## Brief
Pick out the lines below with "this" and list them.

*** Data for the task ***

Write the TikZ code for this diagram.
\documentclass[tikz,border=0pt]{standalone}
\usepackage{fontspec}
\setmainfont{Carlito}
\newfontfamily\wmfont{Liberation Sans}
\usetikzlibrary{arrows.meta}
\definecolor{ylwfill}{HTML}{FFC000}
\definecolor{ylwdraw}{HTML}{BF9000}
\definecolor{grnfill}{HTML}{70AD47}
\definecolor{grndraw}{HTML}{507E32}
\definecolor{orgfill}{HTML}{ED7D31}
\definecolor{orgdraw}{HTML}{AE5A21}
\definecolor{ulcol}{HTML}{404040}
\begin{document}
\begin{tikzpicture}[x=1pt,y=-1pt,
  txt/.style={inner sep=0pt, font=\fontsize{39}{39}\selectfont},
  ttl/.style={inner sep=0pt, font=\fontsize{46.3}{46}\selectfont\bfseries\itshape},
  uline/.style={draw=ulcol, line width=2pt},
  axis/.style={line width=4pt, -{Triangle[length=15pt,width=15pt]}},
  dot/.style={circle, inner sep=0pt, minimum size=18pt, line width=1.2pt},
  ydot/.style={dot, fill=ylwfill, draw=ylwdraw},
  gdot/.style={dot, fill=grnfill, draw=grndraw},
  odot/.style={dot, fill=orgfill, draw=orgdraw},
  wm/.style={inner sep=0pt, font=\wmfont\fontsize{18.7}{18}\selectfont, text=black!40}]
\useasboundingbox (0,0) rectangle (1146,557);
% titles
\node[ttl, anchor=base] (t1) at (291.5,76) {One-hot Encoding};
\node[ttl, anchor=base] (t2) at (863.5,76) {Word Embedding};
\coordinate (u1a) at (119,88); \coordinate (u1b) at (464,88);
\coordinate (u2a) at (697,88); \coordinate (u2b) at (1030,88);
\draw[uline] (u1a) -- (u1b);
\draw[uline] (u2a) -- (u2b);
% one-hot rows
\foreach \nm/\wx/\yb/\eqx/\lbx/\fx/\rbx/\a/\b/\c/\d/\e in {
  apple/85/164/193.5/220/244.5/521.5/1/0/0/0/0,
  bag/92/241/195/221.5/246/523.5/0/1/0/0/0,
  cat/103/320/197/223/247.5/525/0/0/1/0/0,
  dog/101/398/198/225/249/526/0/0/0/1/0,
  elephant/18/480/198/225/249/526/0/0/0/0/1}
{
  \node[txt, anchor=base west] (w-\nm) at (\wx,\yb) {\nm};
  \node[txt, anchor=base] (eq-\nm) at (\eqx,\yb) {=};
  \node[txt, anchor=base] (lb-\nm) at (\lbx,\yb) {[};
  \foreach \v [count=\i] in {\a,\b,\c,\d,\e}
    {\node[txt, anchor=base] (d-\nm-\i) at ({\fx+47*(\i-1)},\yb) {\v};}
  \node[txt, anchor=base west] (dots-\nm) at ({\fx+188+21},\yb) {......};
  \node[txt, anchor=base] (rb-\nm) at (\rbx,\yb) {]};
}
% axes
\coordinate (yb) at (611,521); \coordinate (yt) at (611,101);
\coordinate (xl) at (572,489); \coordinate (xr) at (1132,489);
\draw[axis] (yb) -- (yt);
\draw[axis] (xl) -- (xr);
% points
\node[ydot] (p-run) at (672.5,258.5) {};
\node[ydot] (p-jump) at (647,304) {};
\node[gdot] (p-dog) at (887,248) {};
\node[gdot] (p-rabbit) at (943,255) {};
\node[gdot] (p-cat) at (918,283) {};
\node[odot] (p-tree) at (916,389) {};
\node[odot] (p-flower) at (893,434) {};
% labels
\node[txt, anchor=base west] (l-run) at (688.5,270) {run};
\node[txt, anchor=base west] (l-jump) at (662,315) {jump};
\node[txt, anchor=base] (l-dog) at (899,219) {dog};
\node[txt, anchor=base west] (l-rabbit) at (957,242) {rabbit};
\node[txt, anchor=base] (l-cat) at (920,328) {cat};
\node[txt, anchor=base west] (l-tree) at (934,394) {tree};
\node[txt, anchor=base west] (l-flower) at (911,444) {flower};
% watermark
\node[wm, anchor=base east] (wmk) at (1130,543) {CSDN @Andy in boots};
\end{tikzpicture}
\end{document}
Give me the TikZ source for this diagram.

***

## Result of the task
Write the TikZ code for this diagram.
Give me the TikZ source for this diagram.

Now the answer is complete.